If you're in AWS or any other cloud that uses the pay-per-minute model, you can put the resources in a separate group. This can be done using tags or separate accounts (which is also nice for security). Set budgets and notifications when running over your budget to ensure you don't run into a $10.000 bill just for some runaway controller creating hundreds of RDS databases.

Shut down the environment

The ability to start environments whenever you want also allows you to delete environments you're not currently working on. For example, when you're heading home every noon, you can shut down the environment to save costs. It takes time for your environment to become ready, so you will probably not shut it down for a bathroom break.

This also allows you to keep testing if your new changes will break cluster generation due to a circular dependency.

Disable features

Some things are outside the cluster's operational scope. For example, our audit logs in CloudWatch made up half of the costs of our validation account.

You can also run all nodes on spot, which is good practice for your testing and production environment, too. It's free chaos engineering, but make sure the application keeps working. All of our nodes have a 24-hour expiration date, which continuously tests node disruptions.

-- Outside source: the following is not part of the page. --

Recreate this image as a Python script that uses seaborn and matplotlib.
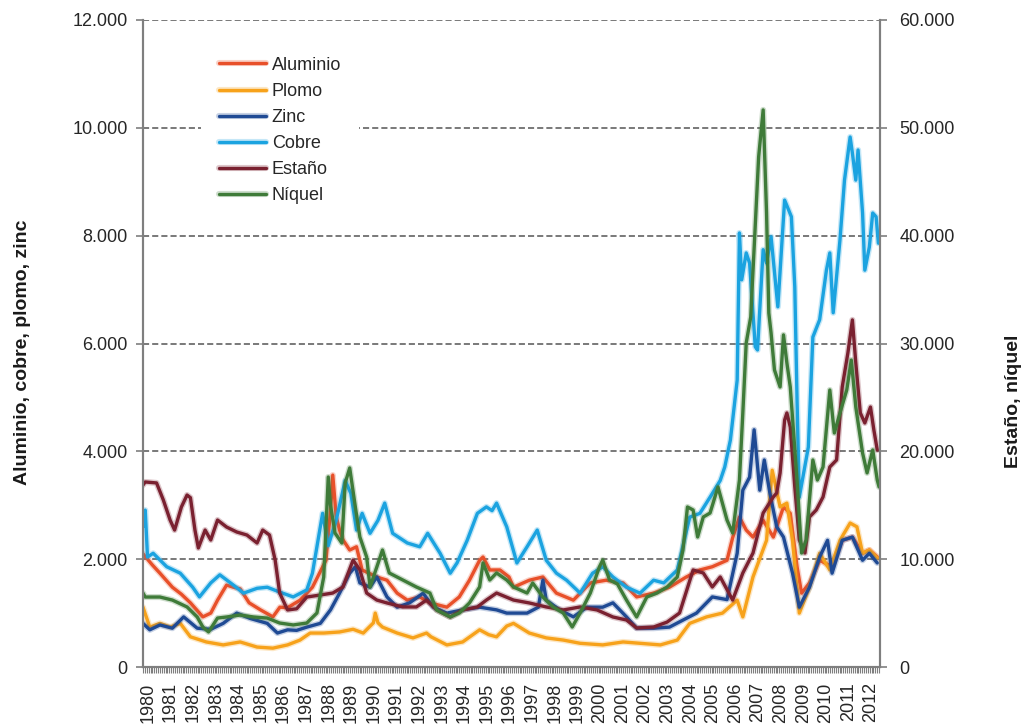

Of course, you can do a lot more but prevent drifting away too much from production by using a different blueprint for validation.

Nuke it

Good practice can also be to clean up everything in your account. I use aws-nuke for this. Every Friday evening, resources not explicitly excluded from the nuking process are removed from the AWS account. This ensures you don't have leftover resources from experiments.

Conclusion

This is one of the most important technical things I've learned at my job last year at Alliander. They have this flow in place, and it works great. Now, I've implemented this flow at the company where I'm currently working, Viya, and I'm 100% in on this. I'll probably be writing about some technical stuff related to this workflow in the future.